Thailand moved up 6 places from from 27thposition to take the 21st spot in the 2020 Ease of Doing Business (EODB) rankings as reported by the World Bank.
The overall rankingsare based on a score of between 0 and 100 for each country where 0 represents the least success and 100 represents the best possible achievement.
Overall Thailand scored 80.1, up from 79.5 last year. This was enough to secure the advance of 6 places. Indeed it was a tight race with Malaysia scoring just a little higher at 81.50, but at the same time securing 12th position in the rankings.
New Zealand took the top spot globally gaining a score of 86.8, with Singapore a close second at 86.2. Hong Kong and Denmark came in at 3rd and fourth position both with a score of 85.2 followed by South Korea and the US in 5th and 6th places with a score of 84.0 each. The holders of the top 5 positions in 2020 remain the same as those in the previous year. The other four spots in the top ten were taken by Georgia in 7th place with a score of 83.7, the UK in 8th Place with a score of 83.5, Norway in 9th position with a score of 82.6 and Sweden in the 10th spot with a score of 82.0.

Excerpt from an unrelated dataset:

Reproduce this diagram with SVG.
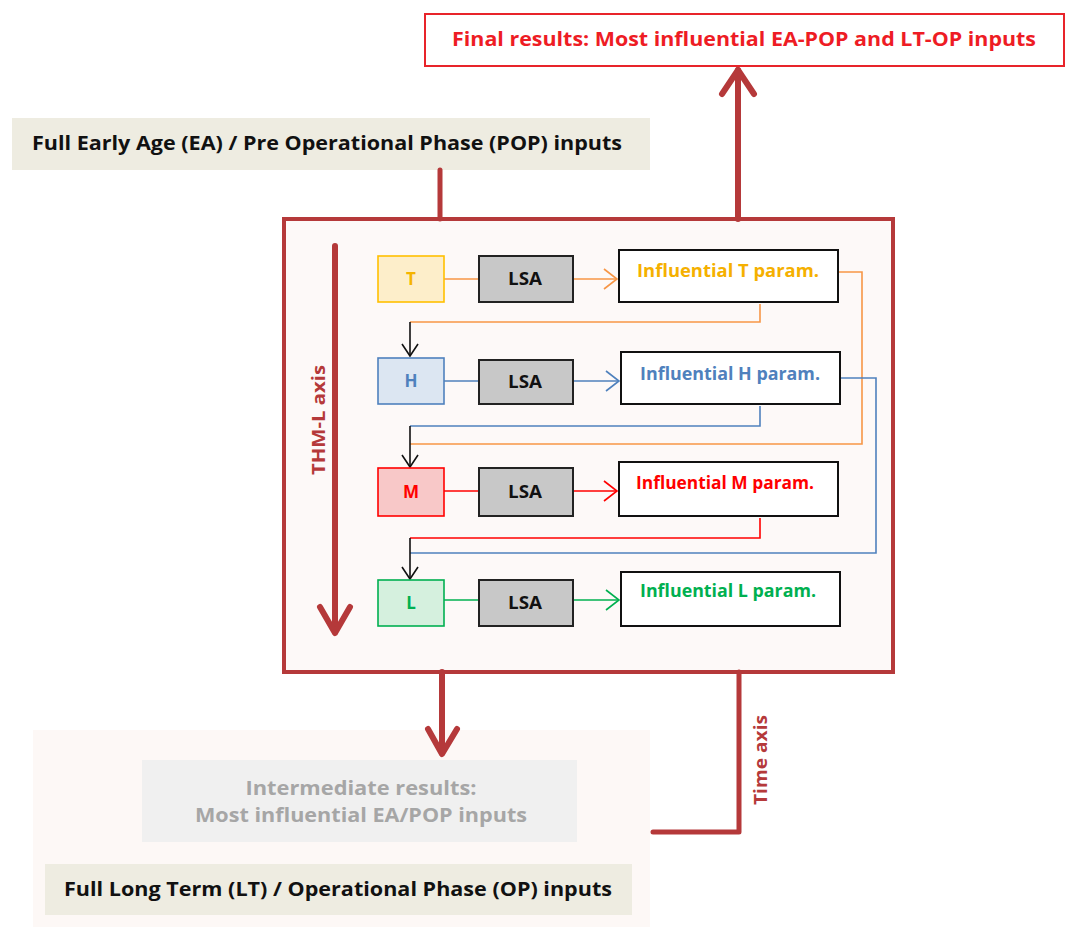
<svg xmlns="http://www.w3.org/2000/svg" width="1080" height="927" viewBox="0 0 1080 927">
<style>
.t{font-family:"Open Sans","Liberation Sans",sans-serif;font-weight:bold;}
.dr{stroke:#b5393a;fill:none;stroke-linecap:round;stroke-linejoin:round;}
.lsa{fill:#c8c8c8;stroke:#222;stroke-width:2;}
.inf{fill:#fff;stroke:#111;stroke-width:2;}
.thin{fill:none;stroke-width:1.6;}
.blk{fill:none;stroke:#111;stroke-width:1.6;}
</style>
<rect width="1080" height="927" fill="#fff"/>
<!-- bottom panel background -->
<rect x="33" y="730" width="617" height="197" fill="#fdf8f6"/>

<g id="final">
<rect x="425" y="14" width="639" height="52" fill="#fff" stroke="#e8242a" stroke-width="2"/>
<text class="t" x="744" y="46" font-size="19" fill="#ee1c24" text-anchor="middle" textLength="584" lengthAdjust="spacingAndGlyphs">Final results: Most influential EA-POP and LT-OP inputs</text>
</g>
<g id="ea">
<rect x="12" y="118" width="638" height="52" fill="#eeece1"/>
<text class="t" x="327" y="150" font-size="19" fill="#111" text-anchor="middle" textLength="590" lengthAdjust="spacingAndGlyphs">Full Early Age (EA) / Pre Operational Phase (POP) inputs</text>
</g>
<g id="main">
<rect x="284" y="219" width="609" height="453" fill="#fdf9f8" stroke="#b5393a" stroke-width="4"/>
</g>

<g id="connectors">
<!-- EA to main -->
<line class="dr" x1="440" y1="170" x2="440" y2="219" stroke-width="5"/>
<!-- up arrow to final -->
<line class="dr" x1="738" y1="219" x2="738" y2="70" stroke-width="6"/>
<polyline class="dr" points="722,94 738,70 754,94" stroke-width="6"/>
<!-- THM-L axis -->
<line class="dr" x1="335" y1="246" x2="335" y2="632" stroke-width="6"/>
<polyline class="dr" points="320,607 335,633 350,607" stroke-width="6"/>
<!-- down arrow to intermediate -->
<line class="dr" x1="442" y1="672" x2="442" y2="753" stroke-width="6" stroke="#c0504d"/>
<polyline class="dr" points="428,729 442,754 457,729" stroke-width="6" stroke="#c9585a"/>
<!-- time axis -->
<polyline class="dr" points="739,672 739,832 653,832" stroke-width="5" stroke-linecap="butt"/>

<!-- T row -->
<line class="thin" stroke="#f79646" x1="444" y1="279" x2="479" y2="279"/>
<line class="thin" stroke="#f79646" x1="573" y1="279" x2="617" y2="279"/>
<polyline class="thin" stroke="#f79646" points="604,269 617,279 604,289"/>
<polyline class="thin" stroke="#f79646" points="760,304 760,322 410,322"/>
<polyline class="thin" stroke="#f79646" points="838,272 862,272 862,444 410,444"/>
<!-- H row -->
<line class="thin" stroke="#4f81bd" x1="444" y1="381" x2="479" y2="381"/>
<line class="thin" stroke="#4f81bd" x1="573" y1="381" x2="619" y2="381"/>
<polyline class="thin" stroke="#4f81bd" points="606,371 619,381 606,391"/>
<polyline class="thin" stroke="#4f81bd" points="760,406 760,426 410,426"/>
<polyline class="thin" stroke="#4f81bd" points="840,378 876,378 876,553 410,553"/>
<!-- M row -->
<line class="thin" stroke="#ff0000" x1="444" y1="491" x2="479" y2="491"/>
<line class="thin" stroke="#ff0000" x1="573" y1="491" x2="617" y2="491"/>
<polyline class="thin" stroke="#ff0000" points="604,481 617,491 604,501"/>
<polyline class="thin" stroke="#ff0000" points="760,518 760,538 410,538"/>
<!-- L row -->
<line class="thin" stroke="#00b050" x1="444" y1="600" x2="479" y2="600"/>
<line class="thin" stroke="#00b050" x1="573" y1="600" x2="619" y2="600"/>
<polyline class="thin" stroke="#00b050" points="606,590 619,600 606,610"/>
<!-- black arrows -->
<line class="blk" x1="410" y1="322" x2="410" y2="355"/>
<polyline class="blk" points="402,344 410,356 418,344"/>
<line class="blk" x1="410" y1="426" x2="410" y2="466"/>
<polyline class="blk" points="402,455 410,467 418,455"/>
<line class="blk" x1="410" y1="538" x2="410" y2="578"/>
<polyline class="blk" points="402,567 410,579 418,567"/>
</g>

<text class="t" transform="translate(325,420) rotate(-90)" font-size="18" fill="#b5393a" text-anchor="middle" textLength="110" lengthAdjust="spacingAndGlyphs">THM-L axis</text>
<text class="t" transform="translate(767,760) rotate(-90)" font-size="18" fill="#b5393a" text-anchor="middle" textLength="90" lengthAdjust="spacingAndGlyphs">Time axis</text>

<g id="T">
<rect x="378" y="256" width="66" height="46" fill="#fdeeca" stroke="#ffc000" stroke-width="1.6"/>
<text class="t" x="411" y="285" font-size="17" fill="#f5b400" text-anchor="middle">T</text>
</g>
<g id="LSA-T"><rect class="lsa" x="479" y="256" width="94" height="46"/><text class="t" x="525" y="285" font-size="17" fill="#111" text-anchor="middle" textLength="34" lengthAdjust="spacingAndGlyphs">LSA</text></g>
<g id="InfT"><rect class="inf" x="619" y="250" width="219" height="52"/><text class="t" x="728" y="277" font-size="17" fill="#f5b000" text-anchor="middle" textLength="182" lengthAdjust="spacingAndGlyphs">Influential T param.</text></g>

<g id="H">
<rect x="378" y="358" width="66" height="46" fill="#dce6f2" stroke="#4f81bd" stroke-width="1.6"/>
<text class="t" x="411" y="387" font-size="17" fill="#4f81bd" text-anchor="middle">H</text>
</g>
<g id="LSA-H"><rect class="lsa" x="479" y="360" width="94" height="44"/><text class="t" x="525" y="388" font-size="17" fill="#111" text-anchor="middle" textLength="34" lengthAdjust="spacingAndGlyphs">LSA</text></g>
<g id="InfH"><rect class="inf" x="621" y="352" width="219" height="52"/><text class="t" x="730" y="380" font-size="17" fill="#4f81bd" text-anchor="middle" textLength="180" lengthAdjust="spacingAndGlyphs">Influential H param.</text></g>

<g id="M">
<rect x="378" y="468" width="66" height="48" fill="#f8c8c8" stroke="#ff0000" stroke-width="1.6"/>
<text class="t" x="411" y="498" font-size="17" fill="#ff0000" text-anchor="middle">M</text>
</g>
<g id="LSA-M"><rect class="lsa" x="479" y="468" width="94" height="48"/><text class="t" x="525" y="498" font-size="17" fill="#111" text-anchor="middle" textLength="34" lengthAdjust="spacingAndGlyphs">LSA</text></g>
<g id="InfM"><rect class="inf" x="619" y="462" width="219" height="54"/><text class="t" x="725" y="489" font-size="17" fill="#ff0000" text-anchor="middle" textLength="178" lengthAdjust="spacingAndGlyphs">Influential M param.</text></g>

<g id="L">
<rect x="378" y="580" width="66" height="46" fill="#d5f0de" stroke="#00b050" stroke-width="1.6"/>
<text class="t" x="411" y="609" font-size="17" fill="#00b050" text-anchor="middle">L</text>
</g>
<g id="LSA-L"><rect class="lsa" x="479" y="580" width="94" height="46"/><text class="t" x="525" y="609" font-size="17" fill="#111" text-anchor="middle" textLength="34" lengthAdjust="spacingAndGlyphs">LSA</text></g>
<g id="InfL"><rect class="inf" x="621" y="572" width="219" height="54"/><text class="t" x="728" y="597" font-size="17" fill="#00b050" text-anchor="middle" textLength="176" lengthAdjust="spacingAndGlyphs">Influential L param.</text></g>

<g id="intermediate">
<rect x="142" y="760" width="435" height="82" fill="#f0f0f0"/>
<text class="t" x="361" y="795" font-size="20" font-weight="600" fill="#a6a6a6" text-anchor="middle" textLength="231" lengthAdjust="spacingAndGlyphs">Intermediate results:</text>
<text class="t" x="361" y="822" font-size="20" font-weight="600" fill="#a6a6a6" text-anchor="middle" textLength="332" lengthAdjust="spacingAndGlyphs">Most influential EA/POP inputs</text>
</g>
<g id="lt">
<rect x="45" y="864" width="587" height="51" fill="#eeece1"/>
<text class="t" x="338" y="896" font-size="19" fill="#111" text-anchor="middle" textLength="548" lengthAdjust="spacingAndGlyphs">Full Long Term (LT) / Operational Phase (OP) inputs</text>
</g>
</svg>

In the main, The EODB rankings are based on 10 separate “ease of” sub-sectors that are also rated from 0 to 100 on the same basis as the main index.

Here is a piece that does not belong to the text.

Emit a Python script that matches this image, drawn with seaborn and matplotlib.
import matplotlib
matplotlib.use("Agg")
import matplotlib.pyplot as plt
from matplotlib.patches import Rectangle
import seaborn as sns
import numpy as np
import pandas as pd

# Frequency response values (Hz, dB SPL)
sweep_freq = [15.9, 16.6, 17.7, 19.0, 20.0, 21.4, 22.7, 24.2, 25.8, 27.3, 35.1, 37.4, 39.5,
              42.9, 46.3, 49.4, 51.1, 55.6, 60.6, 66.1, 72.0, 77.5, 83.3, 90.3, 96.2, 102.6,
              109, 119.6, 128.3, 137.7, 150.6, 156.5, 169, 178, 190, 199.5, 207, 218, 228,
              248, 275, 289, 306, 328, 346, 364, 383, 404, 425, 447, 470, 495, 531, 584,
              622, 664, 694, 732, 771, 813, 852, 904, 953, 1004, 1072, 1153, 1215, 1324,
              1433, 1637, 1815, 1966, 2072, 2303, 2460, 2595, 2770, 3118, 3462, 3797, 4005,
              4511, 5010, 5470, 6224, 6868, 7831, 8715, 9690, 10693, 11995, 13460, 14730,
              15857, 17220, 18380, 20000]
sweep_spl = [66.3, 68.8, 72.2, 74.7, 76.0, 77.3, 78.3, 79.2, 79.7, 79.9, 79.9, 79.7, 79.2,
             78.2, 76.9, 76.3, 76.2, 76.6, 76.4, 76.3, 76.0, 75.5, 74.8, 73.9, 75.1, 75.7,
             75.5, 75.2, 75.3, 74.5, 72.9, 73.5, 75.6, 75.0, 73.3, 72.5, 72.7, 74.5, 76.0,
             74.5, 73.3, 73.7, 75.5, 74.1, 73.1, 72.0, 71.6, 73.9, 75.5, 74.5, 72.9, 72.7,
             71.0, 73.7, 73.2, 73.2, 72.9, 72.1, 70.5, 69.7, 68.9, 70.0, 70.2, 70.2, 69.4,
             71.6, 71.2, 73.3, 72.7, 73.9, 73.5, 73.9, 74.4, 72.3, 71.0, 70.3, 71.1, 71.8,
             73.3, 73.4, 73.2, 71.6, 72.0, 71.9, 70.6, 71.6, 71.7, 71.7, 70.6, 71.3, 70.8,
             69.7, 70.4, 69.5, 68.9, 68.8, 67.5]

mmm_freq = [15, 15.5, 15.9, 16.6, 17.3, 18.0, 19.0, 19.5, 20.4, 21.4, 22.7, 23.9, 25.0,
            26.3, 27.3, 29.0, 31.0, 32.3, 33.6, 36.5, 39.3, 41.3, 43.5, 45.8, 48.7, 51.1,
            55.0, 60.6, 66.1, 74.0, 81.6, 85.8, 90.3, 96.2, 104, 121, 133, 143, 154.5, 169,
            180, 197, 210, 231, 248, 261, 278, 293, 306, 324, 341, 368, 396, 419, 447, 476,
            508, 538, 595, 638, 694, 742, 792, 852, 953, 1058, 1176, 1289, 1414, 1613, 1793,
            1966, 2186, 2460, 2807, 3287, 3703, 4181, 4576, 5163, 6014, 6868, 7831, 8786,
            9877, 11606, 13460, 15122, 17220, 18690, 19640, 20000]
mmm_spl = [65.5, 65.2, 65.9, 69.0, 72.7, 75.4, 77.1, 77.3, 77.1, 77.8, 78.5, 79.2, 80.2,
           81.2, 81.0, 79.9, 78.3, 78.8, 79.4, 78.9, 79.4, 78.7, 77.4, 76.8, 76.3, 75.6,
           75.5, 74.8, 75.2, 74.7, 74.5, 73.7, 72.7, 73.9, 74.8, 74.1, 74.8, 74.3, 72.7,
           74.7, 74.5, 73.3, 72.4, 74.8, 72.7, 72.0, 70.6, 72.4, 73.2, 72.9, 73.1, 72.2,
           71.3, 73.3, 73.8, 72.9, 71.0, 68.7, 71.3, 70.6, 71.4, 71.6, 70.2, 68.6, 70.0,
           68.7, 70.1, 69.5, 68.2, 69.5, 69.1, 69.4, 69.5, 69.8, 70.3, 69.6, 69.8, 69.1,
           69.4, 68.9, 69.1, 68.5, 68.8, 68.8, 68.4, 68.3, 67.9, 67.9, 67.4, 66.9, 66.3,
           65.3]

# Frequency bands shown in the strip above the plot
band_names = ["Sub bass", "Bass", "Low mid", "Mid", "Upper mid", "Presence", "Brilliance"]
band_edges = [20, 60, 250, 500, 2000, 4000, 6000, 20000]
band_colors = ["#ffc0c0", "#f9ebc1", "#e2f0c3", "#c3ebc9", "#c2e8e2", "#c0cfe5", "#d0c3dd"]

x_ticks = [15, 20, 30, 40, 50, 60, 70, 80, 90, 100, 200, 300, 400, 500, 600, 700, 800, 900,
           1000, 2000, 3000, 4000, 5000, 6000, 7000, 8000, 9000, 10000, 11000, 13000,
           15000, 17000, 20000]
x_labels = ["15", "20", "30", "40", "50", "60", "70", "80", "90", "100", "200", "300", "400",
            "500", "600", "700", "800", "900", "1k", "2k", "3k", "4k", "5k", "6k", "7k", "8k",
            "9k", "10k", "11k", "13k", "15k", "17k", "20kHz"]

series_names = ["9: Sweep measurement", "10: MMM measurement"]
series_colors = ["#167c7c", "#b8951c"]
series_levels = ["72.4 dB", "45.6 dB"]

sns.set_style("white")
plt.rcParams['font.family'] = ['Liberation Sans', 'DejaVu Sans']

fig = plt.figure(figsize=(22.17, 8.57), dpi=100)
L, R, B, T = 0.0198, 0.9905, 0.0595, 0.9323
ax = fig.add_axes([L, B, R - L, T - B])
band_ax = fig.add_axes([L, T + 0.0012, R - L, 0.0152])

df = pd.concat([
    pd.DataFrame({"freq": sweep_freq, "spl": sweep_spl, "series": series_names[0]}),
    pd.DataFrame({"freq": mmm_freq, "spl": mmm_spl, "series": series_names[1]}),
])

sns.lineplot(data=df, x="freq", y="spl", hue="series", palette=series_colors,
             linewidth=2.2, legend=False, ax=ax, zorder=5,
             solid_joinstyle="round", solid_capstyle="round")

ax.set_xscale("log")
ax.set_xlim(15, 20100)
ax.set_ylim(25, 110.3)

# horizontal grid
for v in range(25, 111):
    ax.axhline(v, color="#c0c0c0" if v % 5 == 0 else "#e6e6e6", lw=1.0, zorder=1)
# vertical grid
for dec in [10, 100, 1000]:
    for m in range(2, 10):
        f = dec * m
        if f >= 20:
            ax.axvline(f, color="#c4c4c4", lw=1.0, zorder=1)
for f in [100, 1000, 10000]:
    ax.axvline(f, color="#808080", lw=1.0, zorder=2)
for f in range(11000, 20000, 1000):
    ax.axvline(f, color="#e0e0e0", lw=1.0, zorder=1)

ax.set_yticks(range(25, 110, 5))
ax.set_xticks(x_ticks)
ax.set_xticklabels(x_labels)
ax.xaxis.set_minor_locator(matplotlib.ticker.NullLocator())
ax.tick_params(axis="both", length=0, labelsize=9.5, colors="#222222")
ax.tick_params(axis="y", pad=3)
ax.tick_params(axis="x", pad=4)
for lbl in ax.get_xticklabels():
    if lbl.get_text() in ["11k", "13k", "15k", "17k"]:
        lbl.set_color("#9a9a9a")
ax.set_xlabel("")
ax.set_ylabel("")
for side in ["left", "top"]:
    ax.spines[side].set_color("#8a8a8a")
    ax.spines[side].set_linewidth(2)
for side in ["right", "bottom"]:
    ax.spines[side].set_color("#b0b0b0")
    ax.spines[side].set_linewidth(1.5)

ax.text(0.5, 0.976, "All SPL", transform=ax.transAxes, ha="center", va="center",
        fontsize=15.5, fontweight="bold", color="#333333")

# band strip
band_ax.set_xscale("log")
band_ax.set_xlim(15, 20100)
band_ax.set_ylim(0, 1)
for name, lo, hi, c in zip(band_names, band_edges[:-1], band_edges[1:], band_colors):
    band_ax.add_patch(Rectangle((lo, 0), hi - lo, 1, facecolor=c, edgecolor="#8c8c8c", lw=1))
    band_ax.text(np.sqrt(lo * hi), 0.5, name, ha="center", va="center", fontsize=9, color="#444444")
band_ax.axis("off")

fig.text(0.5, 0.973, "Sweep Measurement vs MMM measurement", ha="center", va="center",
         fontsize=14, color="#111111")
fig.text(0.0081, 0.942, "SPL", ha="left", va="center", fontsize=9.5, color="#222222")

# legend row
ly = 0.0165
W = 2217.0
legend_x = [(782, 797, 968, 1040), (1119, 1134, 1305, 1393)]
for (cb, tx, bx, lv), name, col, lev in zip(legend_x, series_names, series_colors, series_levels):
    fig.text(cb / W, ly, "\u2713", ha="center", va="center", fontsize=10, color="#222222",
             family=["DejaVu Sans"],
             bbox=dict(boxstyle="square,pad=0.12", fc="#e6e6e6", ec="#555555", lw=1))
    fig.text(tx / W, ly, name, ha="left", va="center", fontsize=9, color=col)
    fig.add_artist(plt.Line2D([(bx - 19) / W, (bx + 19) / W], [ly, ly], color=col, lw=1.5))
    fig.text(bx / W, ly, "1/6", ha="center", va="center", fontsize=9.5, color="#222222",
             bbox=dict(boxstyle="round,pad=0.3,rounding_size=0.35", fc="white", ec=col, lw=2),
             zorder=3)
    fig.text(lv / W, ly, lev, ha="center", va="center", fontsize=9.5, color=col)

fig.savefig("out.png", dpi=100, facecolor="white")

These subsectors are: starting a business, dealing with construction permits, getting credit, getting electricity, registering property, paying taxes, trading across borders, ability to enforce contracts, resolving insolvency, and protection of minority interests.

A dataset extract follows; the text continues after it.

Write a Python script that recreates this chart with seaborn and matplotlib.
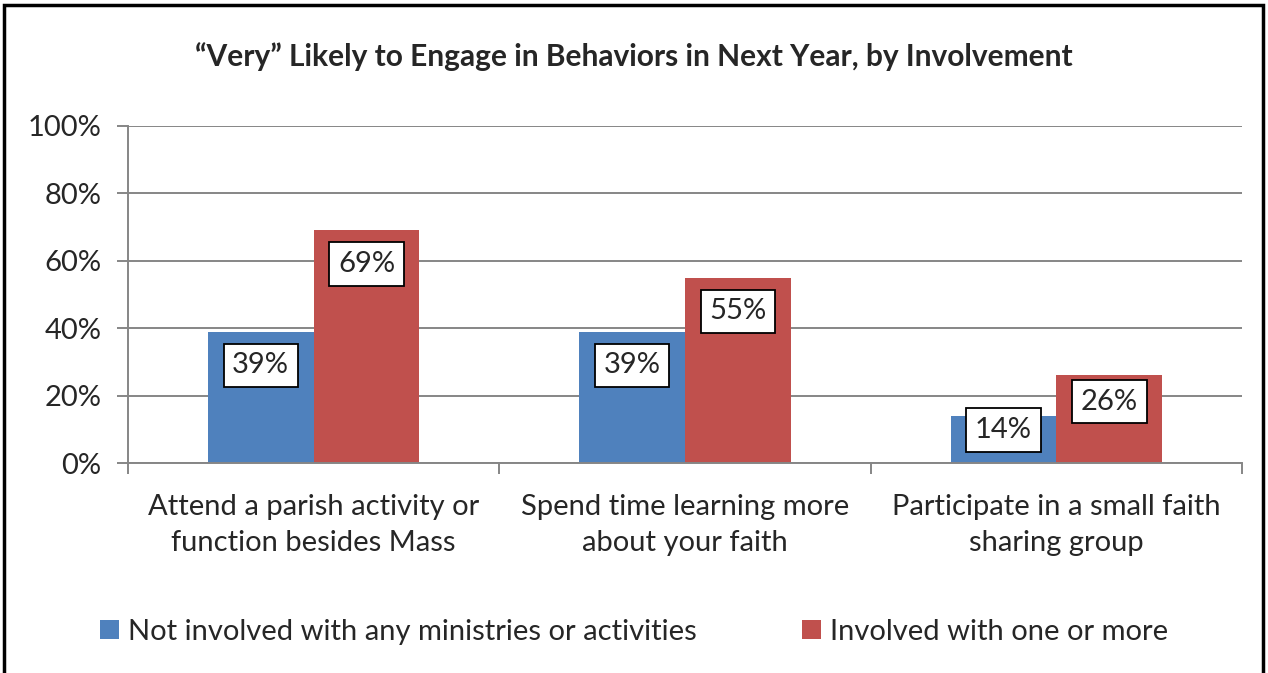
import numpy as np
import pandas as pd
import matplotlib
matplotlib.use("Agg")
import matplotlib.pyplot as plt
import seaborn as sns
from matplotlib.patches import Rectangle, Patch

TITLE = "\u201cVery\u201d Likely to Engage in Behaviors in Next Year, by Involvement"
CATEGORIES = [
    "Attend a parish activity or\nfunction besides Mass",
    "Spend time learning more\nabout your faith",
    "Participate in a small faith\nsharing group",
]
GROUPS = ["Not involved with any ministries or activities", "Involved with one or more"]
NOT_INVOLVED = [39, 39, 14]
INVOLVED = [69, 55, 26]
COLORS = ["#4F81BD", "#C0504D"]
YTICKS = [0, 20, 40, 60, 80, 100]

FONT = ["Lato", "DejaVu Sans"]
FS = 21

df = pd.DataFrame({
    "category": CATEGORIES * 2,
    "group": [GROUPS[0]] * 3 + [GROUPS[1]] * 3,
    "value": NOT_INVOLVED + INVOLVED,
})

sns.set_theme(style="white")
plt.rcParams["font.family"] = FONT

fig = plt.figure(figsize=(12.68, 6.73), dpi=100)
ax = fig.add_axes([128 / 1268, 1 - 463 / 673, (1242 - 128) / 1268, (463 - 126) / 673])

sns.barplot(data=df, x="category", y="value", hue="group", palette=COLORS,
            width=0.57, gap=0, saturation=1, linewidth=0, ax=ax, legend=False,
            errorbar=None)

ax.set_ylim(0, 100)
ax.set_xlim(-0.5, 2.5)
ax.set_yticks(YTICKS)
ax.set_yticklabels([f"{t}%" for t in YTICKS], fontsize=FS)
ax.set_xticks(range(3))
ax.set_xticklabels(CATEGORIES, fontsize=FS, linespacing=1.5)
ax.set_xlabel("")
ax.set_ylabel("")
ax.yaxis.grid(True, color="#868686", linewidth=1.4)
ax.set_axisbelow(True)

grey = "#868686"
for s in ["top", "right"]:
    ax.spines[s].set_visible(False)
for s in ["left", "bottom"]:
    ax.spines[s].set_color(grey)
    ax.spines[s].set_linewidth(1.4)
ax.tick_params(axis="y", length=8, width=1.4, color=grey, left=True, pad=11)
ax.tick_params(axis="x", which="major", length=0, pad=22)
ax.set_xticks([-0.5, 0.5, 1.5, 2.5], minor=True)
ax.tick_params(axis="x", which="minor", length=8, width=1.4, color=grey, bottom=True)

# data labels, inside end
for cont in ax.containers:
    for bar in cont:
        v = bar.get_height()
        off = min(10, v * 0.3)
        ax.text(bar.get_x() + bar.get_width() / 2, v - off, f"{v:.0f}%",
                ha="center", va="center", fontsize=FS,
                bbox=dict(boxstyle="square,pad=0.3", fc="white", ec="black", lw=1.3))

fig.text(0.5, 1 - 57 / 673, TITLE, ha="center", va="center", fontsize=21.5,
         fontweight="bold")

handles = [Patch(facecolor=c, edgecolor="none") for c in COLORS]
fig.legend(handles, GROUPS, loc="center", bbox_to_anchor=(0.5, 1 - 632 / 673), ncol=2,
           frameon=False, fontsize=FS, handlelength=0.65, handleheight=0.65,
           handletextpad=0.3, columnspacing=3.6)

fig.patches.append(Rectangle((4 / 1268, -0.02), 1259 / 1268, 1.02 - 4.5 / 673,
                             transform=fig.transFigure, fill=False, ec="black", lw=2.5))

fig.savefig("out.png", dpi=100)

Thailand scored 92.4 for the subsector of starting a business and 98.7 for getting electricity. It also scored well for trading across borders at 84.6 and protecting minority interests at 86, and indeed ranked 3rd in the world for this. Areas where improvement could be made was enforcing contracts, which garnered a score of 67.9, and registering property, which received a score of 69.5. Also, ease of getting credit came in with a score of only 70.
According to Finance Minister, Uttama Savanayana, Thailand’s success could be attributed to the government’s drive to promote the digital economy as well as incentives and infrastructure that are being laid out for the Eastern Economic Corridor EEC project.
Despite this year’s ranking increase, more will be done to make further improvements in coming years, to ensure Thailand takes a more commanding position of the index.
It is clear to see that just a small increase in score can allow for a large jump in the rankings. However the scores are quite competitive and it is the scoring activity in the sub-sectors that really count.